Desired state in SQL

Your schema files describe what PostgreSQL should look like now.

Git holds the history

Review normal SQL diffs instead of maintaining a migration narrative.

pgpac computes the delta

Build, compare, and apply against the live database only when you are ready.

Workflow

# SQL in Git is the source of truth
pgpac build --project app.pgpac --output out/

# Compare desired state to the live target
pgpac plan --package out/app.pgpkg --connection "postgres://..."

# Apply the reviewed delta
pgpac apply --package out/app.pgpkg --connection "postgres://..."

Keep reasoning in terms of the schema you want. Let `pgpac` reason about the transition.

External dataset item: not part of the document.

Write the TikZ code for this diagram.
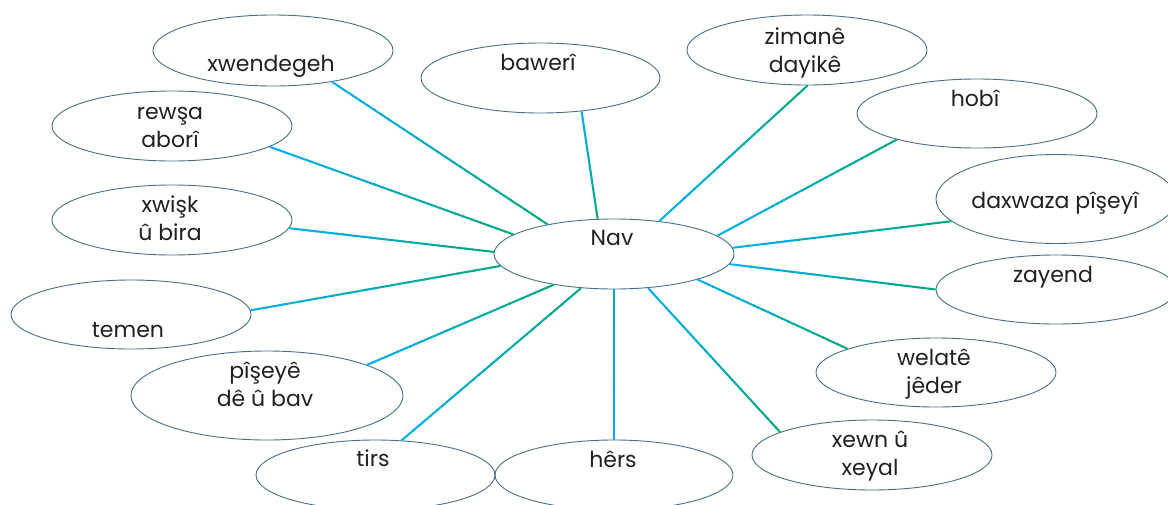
\documentclass[tikz,border=0pt]{standalone}
\usepackage{fontspec}
\setmainfont{Poppins}
\usetikzlibrary{shapes.geometric,calc}

\definecolor{linkblue}{RGB}{0,174,239}
\definecolor{linkgreen}{RGB}{0,166,126}
\definecolor{linkmid}{RGB}{0,168,196}
\definecolor{rim}{RGB}{70,110,140}
\definecolor{ink}{RGB}{35,31,32}

\tikzset{
  bubble/.style 2 args={ellipse, draw=rim, line width=0.9pt, inner sep=0pt,
    minimum width=#1pt, minimum height=#2pt},
  word/.style={text=ink, font=\fontsize{22}{28}\selectfont, inner sep=0pt,
    anchor=base, align=center},
  link/.style={line width=2pt, line cap=butt}
}

% straight connector whose colour runs from #3 at (#1) to #4 at (#2)
\newcommand\gradlink[4]{%
  \foreach \k in {0,...,29}{%
    \pgfmathsetmacro\ta{\k/30}%
    \pgfmathsetmacro\tb{min(1,(\k+1.2)/30)}%
    \pgfmathtruncatemacro\pc{100-100*(\k+0.5)/30}%
    \draw[link, draw=#3!\pc!#4] ($(#1)!\ta!(#2)$) -- ($(#1)!\tb!(#2)$);
  }%
}

\begin{document}
\begin{tikzpicture}[x=1pt, y=-1pt]
\useasboundingbox (0,0) rectangle (1168,504);
\clip (0,0) rectangle (1168,504);

% outline bubbles
\node[bubble={240}{70}] (nav) at (614,254) {};
\node[bubble={240}{71}] (xw)  at (273,50.5) {};
\node[bubble={240}{70}] (rew) at (172,126) {};
\node[bubble={240}{70}] (xwi) at (172,220) {};
\node[bubble={240}{69}] (tem) at (131,314.5) {};
\node[bubble={272}{89}] (pis) at (267,395.5) {};
\node[bubble={239}{70}] (tir) at (375.5,475) {};
\node[bubble={238}{70}] (her) at (614,475) {};
\node[bubble={240}{70}] (xew) at (872,455) {};
\node[bubble={240}{69}] (wel) at (936,372.5) {};
\node[bubble={240}{69}] (zay) at (1056,289.5) {};
\node[bubble={240}{89}] (dax) at (1056,199) {};
\node[bubble={240}{69}] (hob) at (977,113.5) {};
\node[bubble={240}{70}] (zim) at (807,50) {};
\node[bubble={239}{70}] (baw) at (540.5,78) {};

% labels (anchored on the baseline of their last line)
\node[word] (navT) at (612,245) {Nav};
\node[word] (xwT)  at (271,71)  {xwendegeh};
\node[word] (rewT) at (170,147) {rewşa\\aborî};
\node[word] (xwiT) at (170,240) {xwişk\\û bira};
\node[word] (temT) at (128,337) {temen};
\node[word] (pisT) at (265,406) {pîşeyê\\dê û bav};
\node[word] (tirT) at (373,466) {tirs};
\node[word] (herT) at (613,467) {hêrs};
\node[word] (xewT) at (870,475) {xewn û\\xeyal};
\node[word] (welT) at (934,393) {welatê\\jêder};
\node[word] (zayT) at (1053,282) {zayend};
\node[word] (daxT) at (1055,208) {daxwaza pîşeyî};
\node[word] (hobT) at (975,106) {hobî};
\node[word] (zimT) at (805,72)  {zimanê\\dayikê};
\node[word] (bawT) at (538,70)  {bawerî};

% connectors from the centre bubble
\gradlink{nav.156}{xw.332}{linkgreen}{linkblue}
\gradlink{nav.169}{rew.348}{linkgreen}{linkblue}
\gradlink{nav.179}{xwi.356}{linkgreen}{linkblue}
\gradlink{nav.186}{tem.2}{linkgreen}{linkblue}
\gradlink{nav.207}{pis.17}{linkgreen}{linkblue}
\gradlink{nav.226}{tir.53}{linkgreen}{linkblue}
\gradlink{nav.270}{her.90}{linkmid}{linkblue}
\gradlink{nav.315}{xew.166}{linkblue}{linkgreen}
\gradlink{nav.343}{wel.165}{linkblue}{linkgreen}
\gradlink{nav.355}{zay.180}{linkblue}{linkgreen}
\gradlink{nav.3}{dax.192}{linkblue}{linkgreen}
\gradlink{nav.10}{hob.198}{linkblue}{linkgreen}
\gradlink{nav.36}{zim.271}{linkblue}{linkgreen}
\gradlink{nav.115}{baw.321}{linkgreen}{linkblue}
\end{tikzpicture}
\end{document}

Stop encoding intent as migration choreography

Migration-heavy workflows force teams to reason about intermediate steps, ordering, and drift repair. `pgpac` shifts the unit of work back to the schema itself: define the desired state in SQL, keep that state in Git, and plan from the target database's current reality.

01

Model the schema you want

Tables, views, functions, types, and security live as source-controlled SQL files.

02

Diff desired state against reality

pgpac inspects the target database and generates an ordered plan from actual drift.

03

Apply with reviewable safety gates

Teams can inspect text, JSON, or SQL output before execution, with destructive changes explicitly gated.

Git is the timeline

The SQL files are the desired schema. History, review, and rollback discussion stay in normal source control where teams already work.

The target database is the comparison point

Plans are produced by comparing the packaged desired state with what PostgreSQL actually contains, not by assuming every migration ran perfectly.

Change execution stays explicit

Build artifacts, inspect the computed plan, and apply with destructive-operation gates when the team intentionally allows them.